Pentagon vs. prisoners

JUST A WEEK after the Supreme Court jolted the Bush administration by declaring that "a state of war is not a blank check for the president" to deny rights to prisoners, the Defense Department has cobbled together a flawed tribunal process for detainees at Guantanamo. The Pentagon should change course and meet basic due process standards before another court orders it to.

In one of its two rulings last week, the court said the approximately 600 detainees at Guantanamo have the right to challenge their status as "enemy combatants" in federal court or an equivalent neutral entity, even though the base is on Cuban soil. The court did not explicitly say the detainees should have the right to counsel, but in a similar case decided last week involving a US citizen who was classified as an enemy combatant, the court said he must be allowed counsel. Yet in its plan for the tribunals, the Pentagon has stubbornly decided not to provide detainees with lawyers.

Most of the detainees were captured during the war in Afghanistan in 2001, many by US allies who were offered bounties for individuals they rounded up. Few, if any, have had a chance in the almost three years since to contest their designation as enemy combatants.

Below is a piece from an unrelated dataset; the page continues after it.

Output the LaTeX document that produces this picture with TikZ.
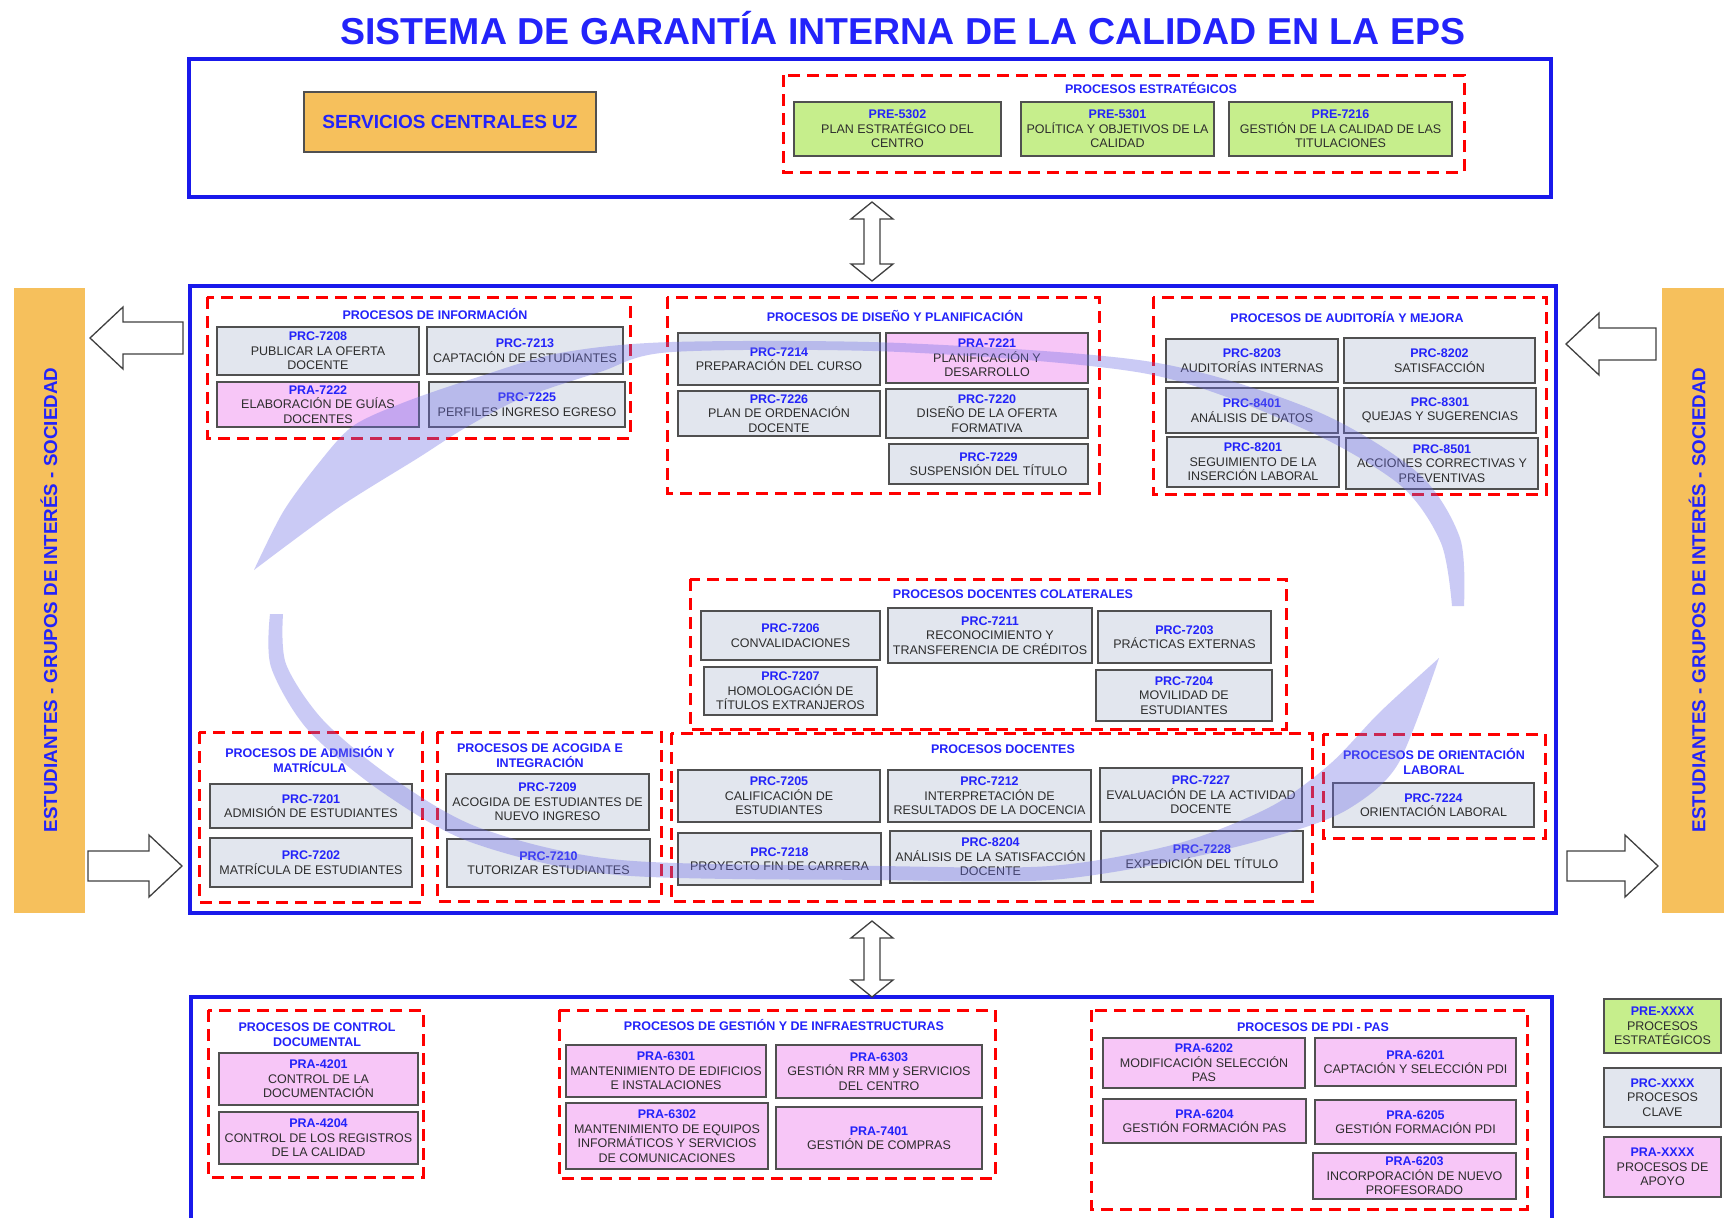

No one has argued that US troops capturing enemy fighters must provide them with battlefield lawyers to determine their status. But the embarrassing implosions in recent weeks of terrorism-related cases the government had brought against a Guantanamo chaplain, a lawyer in Oregon, and a Nepalese visitor to New York all buttress the Supreme Court's view in last week's rulings that justice requires a stronger check on the actions of the administration.

Under the Pentagon's plan, detainees would have, instead of a lawyer, a "personal representative" -- a US military officer who could help them build a case before a three-member Combatant Status Review Panel.

The panel would consist of three military officers whose "neutrality" would be based on their having had no role in capturing, interrogating, or determining the status of the detainee before them. It is still unclear whether consultations between detainees and their "personal representatives" would be confidential or whether the proceedings would be public.

Both Amnesty International and the Center for Constitutional Rights have decried the Pentagon's plan. The center criticized it for failing to provide detainees with lawyers and for not guaranteeing that the government would not use evidence against the detainees based on coercive interrogation methods.

Just to meet the requirements of the Third Geneva Convention, the Pentagon should have long since given the detainees the chance to challenge their enemy combatant status. The tribunals cannot continue to deny people their right to due process.